Problem to solve: Check every line of the entries for "matplotlib", and copy the lines that hold it.

** start Records to process **

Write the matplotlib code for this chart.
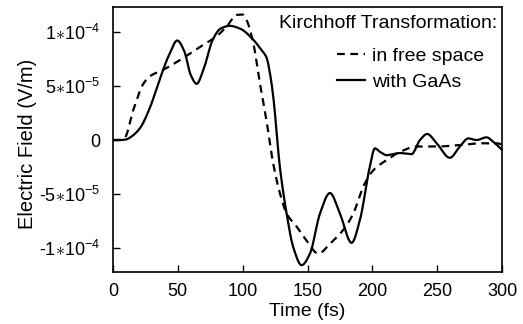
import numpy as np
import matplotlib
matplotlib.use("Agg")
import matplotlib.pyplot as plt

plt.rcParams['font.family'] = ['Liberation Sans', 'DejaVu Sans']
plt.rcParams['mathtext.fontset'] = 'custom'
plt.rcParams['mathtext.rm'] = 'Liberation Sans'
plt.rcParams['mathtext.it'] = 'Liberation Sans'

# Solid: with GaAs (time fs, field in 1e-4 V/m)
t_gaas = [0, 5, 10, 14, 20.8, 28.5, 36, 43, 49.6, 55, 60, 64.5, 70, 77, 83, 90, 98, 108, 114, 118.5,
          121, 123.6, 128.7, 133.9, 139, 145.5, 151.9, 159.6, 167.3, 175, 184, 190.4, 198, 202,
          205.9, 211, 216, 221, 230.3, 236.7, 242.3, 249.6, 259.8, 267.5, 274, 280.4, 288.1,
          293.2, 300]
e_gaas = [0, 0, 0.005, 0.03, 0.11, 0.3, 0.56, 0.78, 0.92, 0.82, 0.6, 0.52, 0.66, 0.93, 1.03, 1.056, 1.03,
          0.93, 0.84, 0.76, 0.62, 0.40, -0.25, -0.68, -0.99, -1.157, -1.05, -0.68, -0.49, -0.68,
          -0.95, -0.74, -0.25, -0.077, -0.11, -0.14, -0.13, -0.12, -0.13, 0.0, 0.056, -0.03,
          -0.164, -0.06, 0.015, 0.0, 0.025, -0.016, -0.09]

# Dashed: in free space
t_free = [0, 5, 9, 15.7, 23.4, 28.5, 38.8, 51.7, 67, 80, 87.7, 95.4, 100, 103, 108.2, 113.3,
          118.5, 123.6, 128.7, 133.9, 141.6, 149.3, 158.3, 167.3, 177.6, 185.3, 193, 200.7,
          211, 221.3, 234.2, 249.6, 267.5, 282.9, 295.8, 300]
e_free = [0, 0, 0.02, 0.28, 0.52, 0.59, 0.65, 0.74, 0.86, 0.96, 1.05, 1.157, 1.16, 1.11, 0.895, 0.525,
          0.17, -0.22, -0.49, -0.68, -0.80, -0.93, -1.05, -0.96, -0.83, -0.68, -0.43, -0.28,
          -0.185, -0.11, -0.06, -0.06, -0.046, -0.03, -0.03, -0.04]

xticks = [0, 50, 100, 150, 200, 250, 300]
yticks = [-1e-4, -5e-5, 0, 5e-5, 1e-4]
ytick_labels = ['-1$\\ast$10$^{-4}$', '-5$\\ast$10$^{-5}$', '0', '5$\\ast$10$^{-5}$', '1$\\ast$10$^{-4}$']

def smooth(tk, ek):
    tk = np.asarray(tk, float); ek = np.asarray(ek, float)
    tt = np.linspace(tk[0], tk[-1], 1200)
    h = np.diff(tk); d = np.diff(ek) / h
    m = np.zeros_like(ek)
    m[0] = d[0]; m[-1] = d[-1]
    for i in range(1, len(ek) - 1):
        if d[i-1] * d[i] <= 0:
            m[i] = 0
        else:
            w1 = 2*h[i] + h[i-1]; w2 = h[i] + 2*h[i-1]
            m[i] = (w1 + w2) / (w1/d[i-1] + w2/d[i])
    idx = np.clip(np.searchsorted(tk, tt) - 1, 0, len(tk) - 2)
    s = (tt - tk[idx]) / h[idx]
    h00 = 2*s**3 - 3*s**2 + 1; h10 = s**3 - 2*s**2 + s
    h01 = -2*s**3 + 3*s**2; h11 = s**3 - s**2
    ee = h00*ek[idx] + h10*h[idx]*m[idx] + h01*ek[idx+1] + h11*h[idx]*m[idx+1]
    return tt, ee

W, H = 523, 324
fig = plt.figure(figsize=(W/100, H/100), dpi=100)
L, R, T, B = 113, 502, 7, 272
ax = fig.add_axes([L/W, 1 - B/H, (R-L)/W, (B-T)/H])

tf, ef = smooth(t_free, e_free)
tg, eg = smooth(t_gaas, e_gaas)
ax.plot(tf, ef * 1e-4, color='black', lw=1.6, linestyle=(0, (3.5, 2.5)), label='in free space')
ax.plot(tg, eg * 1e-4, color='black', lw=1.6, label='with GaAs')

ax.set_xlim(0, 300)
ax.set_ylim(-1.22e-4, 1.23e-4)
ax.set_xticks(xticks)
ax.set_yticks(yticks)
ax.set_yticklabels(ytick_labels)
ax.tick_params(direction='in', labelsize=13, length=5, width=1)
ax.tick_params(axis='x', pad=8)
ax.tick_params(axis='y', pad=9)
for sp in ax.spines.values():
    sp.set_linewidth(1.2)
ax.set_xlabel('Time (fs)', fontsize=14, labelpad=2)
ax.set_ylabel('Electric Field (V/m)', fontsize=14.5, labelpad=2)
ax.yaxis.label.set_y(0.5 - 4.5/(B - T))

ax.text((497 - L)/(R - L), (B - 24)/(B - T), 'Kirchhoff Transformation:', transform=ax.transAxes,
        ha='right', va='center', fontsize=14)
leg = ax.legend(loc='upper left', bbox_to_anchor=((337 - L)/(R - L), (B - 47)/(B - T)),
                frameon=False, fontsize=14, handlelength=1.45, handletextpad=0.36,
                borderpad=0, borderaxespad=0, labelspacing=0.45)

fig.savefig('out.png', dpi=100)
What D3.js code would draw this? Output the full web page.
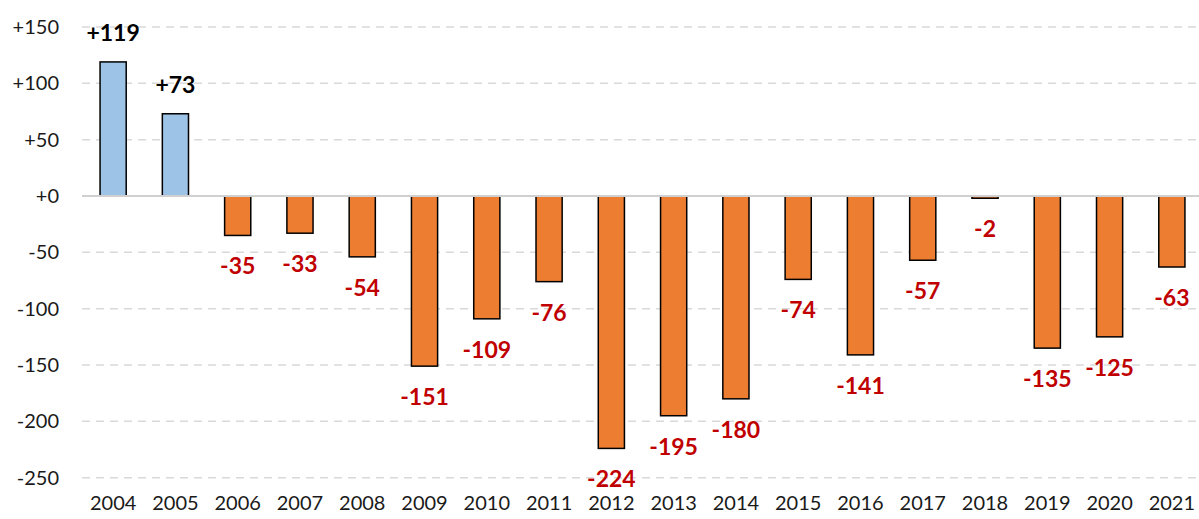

** end Records to process **

Result:
Write the matplotlib code for this chart.
import matplotlib
matplotlib.use("Agg")
import matplotlib.pyplot as plt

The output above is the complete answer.